Unsere Lagerräume dienen hauptsächlich dazu, Ware zu lagern. Aber auch, um laut zu fluchen und zusammen herzlich zu lachen. Was nur wenige wissen: wir nutzen sie auch als Versteck.

Kein Anruf

Es war an einem ruhigen Morgen, als ich dort einer Kundin für kurze Zeit ein Versteck bieten konnte. Warum? Ein unbekannter Mann hat sich bis in den Laden verfolgt. Ich war gerade dabei, die Sandwiches einzuräumen, als ich hörte, wie sie ihm mehrmals sagte, er solle sie in Ruhe lassen. Da habe ich interveniert und sie in einem günstigen Moment in den Warenlift gebeten. Im Lager konnten wir uns nett unterhalten. Bis wir das sichere Gefühl hatten, sie könne durch den Notausgang nach Hause. Ich solle niemanden anrufen, sagte sie, es sei ja nichts passiert. Ihr Einkaufskorb stand noch im Lager und ich dachte mir: Die Frau konnte nicht mal fertig einkaufen!

Kein Einkauf

Als ich dann wieder im Verkaufsraum war, war der Mann immer noch da. Ich forderte ihn auf zu gehen, sein Verhalten werde hier nicht toleriert. Er ging aber nicht. Plötzlich stand ich im Fokus, und das war mir sehr unangenehm. Meine Chefin schaltete sich geschickt ein, und nach ­einigem Hin und Her verliess der Mann den Laden. Ich arbeitete wütend weiter und natürlich auch mit einem unguten Gefühl im Bauch: Der Unbekannte kennt nun meinen Arbeitsplatz. Das war nicht das erste Mal, dass wir unsere Lagerräume so genutzt haben. Schon einmal konnte eine Frau den Einkauf bei uns nicht beenden und hat sich zum Glück an uns gewandt. Auch da sollten wir niemanden anrufen, es sei ja «nichts» passiert. Eine Arbeitskollegin wurde ebenfalls eine Weile von einem Kunden im Laden beobachtet. Auch da ist «nichts passiert», und somit wurde auch nichts gemeldet.

Kein Schildli

Ich habe mein Namensschild schon seit längerer Zeit in der Garderobe parkiert. Ich erlaube mir das aus Selbstschutz und als Akt der Selbstbestimmung. Eigentlich ist es Vorschrift, das «Täfeli» zu tragen. Aber ich finde das völlig unsinnig.

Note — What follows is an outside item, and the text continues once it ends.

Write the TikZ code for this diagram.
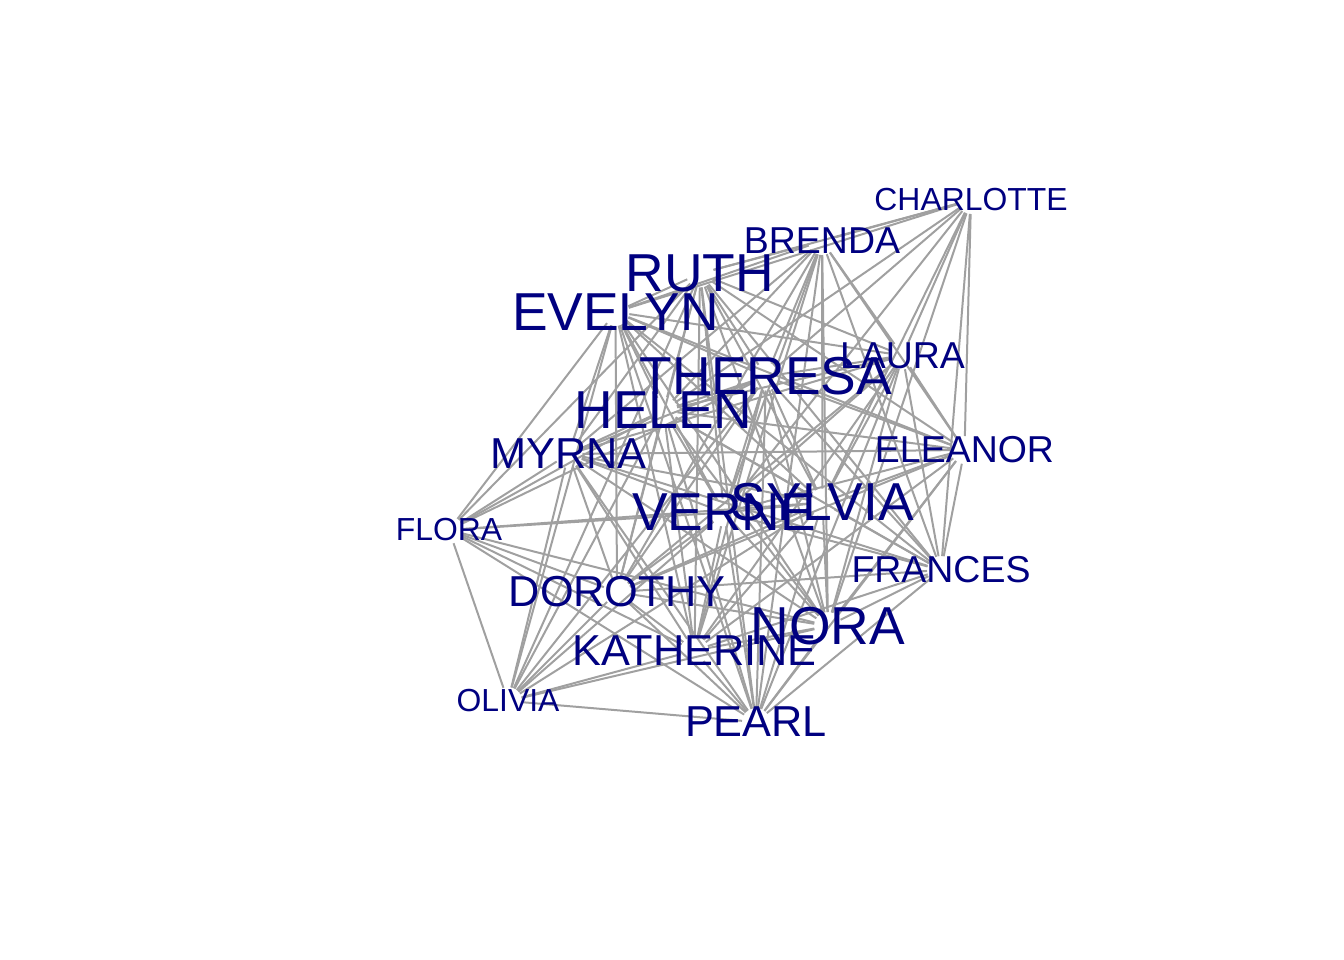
\documentclass[tikz,border=0pt]{standalone}
\usepackage{fontspec}
\setmainfont{Liberation Sans}
\definecolor{navy}{RGB}{0,0,128}
\definecolor{edgegray}{RGB}{160,160,160}
\pgfdeclarelayer{bg}
\pgfsetlayers{bg,main}
\tikzset{
  lbl/.style={text=navy, inner sep=0pt, anchor=center},
  big/.style={lbl, font=\fontsize{20.1}{21}\selectfont},
  mid/.style={lbl, font=\fontsize{16.3}{17}\selectfont},
  sml/.style={lbl, font=\fontsize{14.1}{15}\selectfont},
  tiny/.style={lbl, font=\fontsize{12.0}{13}\selectfont},
  edge/.style={draw=edgegray, line width=0.75bp, shorten >=5.25bp, shorten <=5.25bp}
}
\begin{document}
\begin{tikzpicture}[x=0.375bp, y=-0.375bp]
\useasboundingbox (0,0) rectangle (1344,960);
\node[big]  (evelyn)    at (615.5,312)   {EVELYN};
\node[sml]  (laura)     at (902.5,355.5) {LAURA};
\node[big]  (theresa)   at (766,376.5)   {THERESA};
\node[sml]  (brenda)    at (822,241)     {BRENDA};
\node[tiny] (charlotte) at (971,200)     {CHARLOTTE};
\node[sml]  (frances)   at (941,570)     {FRANCES};
\node[sml]  (eleanor)   at (964.5,450)   {ELEANOR};
\node[mid]  (pearl)     at (756,722)     {PEARL};
\node[big]  (ruth)      at (700,273.5)   {RUTH};
\node[big]  (verne)     at (724,512.5)   {VERNE};
\node[mid]  (myrna)     at (568.5,454)   {MYRNA};
\node[mid]  (katherine) at (694.5,650.5) {KATHERINE};
\node[big]  (sylvia)    at (822.5,502.5) {SYLVIA};
\node[big]  (nora)      at (828,626)     {NORA};
\node[big]  (helen)     at (663.5,410.5) {HELEN};
\node[mid]  (dorothy)   at (617,592)     {DOROTHY};
\node[tiny] (olivia)    at (508,701)     {OLIVIA};
\node[tiny] (flora)     at (449,530)     {FLORA};
\begin{pgfonlayer}{bg}
\foreach \a/\bs in {
  evelyn/{laura,theresa,brenda,charlotte,frances,eleanor,pearl,ruth,verne,myrna,katherine,sylvia,nora,helen,dorothy,olivia,flora},
  laura/{theresa,brenda,charlotte,frances,eleanor,pearl,ruth,verne,myrna,katherine,sylvia,nora,helen,dorothy},
  theresa/{brenda,charlotte,frances,eleanor,pearl,ruth,verne,myrna,katherine,sylvia,nora,helen,dorothy,olivia,flora},
  brenda/{charlotte,frances,eleanor,pearl,ruth,verne,myrna,katherine,sylvia,nora,helen,dorothy},
  charlotte/{frances,eleanor,ruth,verne,sylvia,nora,helen},
  frances/{eleanor,pearl,ruth,verne,myrna,katherine,sylvia,nora,helen,dorothy},
  eleanor/{pearl,ruth,verne,myrna,katherine,sylvia,nora,helen,dorothy},
  pearl/{ruth,verne,myrna,katherine,sylvia,nora,helen,dorothy,olivia,flora},
  ruth/{verne,myrna,katherine,sylvia,nora,helen,dorothy,olivia,flora},
  verne/{myrna,katherine,sylvia,nora,helen,dorothy,olivia,flora},
  myrna/{katherine,sylvia,nora,helen,dorothy,olivia,flora},
  katherine/{sylvia,nora,helen,dorothy,olivia,flora},
  sylvia/{nora,helen,dorothy,olivia,flora},
  nora/{helen,dorothy,olivia,flora},
  helen/{dorothy,olivia,flora},
  dorothy/{olivia,flora},
  olivia/{flora}}
  {\foreach \b in \bs {\draw[edge] (\a.center) -- (\b.center);}}
\end{pgfonlayer}
\end{tikzpicture}
\end{document}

Wir sollten selbst entscheiden können, wie viel wir von uns preisgeben möchten. An diesem Morgen war ich froh, dass der fremde Mann meinen Namen nicht wusste. Aber das ist nur ein Tropfen auf den heissen Stein. Denn eigentlich sollte das gar nicht nötig sein. Solche Situationen müssen unbedingt besprochen und weitererzählt werden. Denn: Nicht einmal unbehelligt einkaufen zu können ist nicht einfach nur «nichts».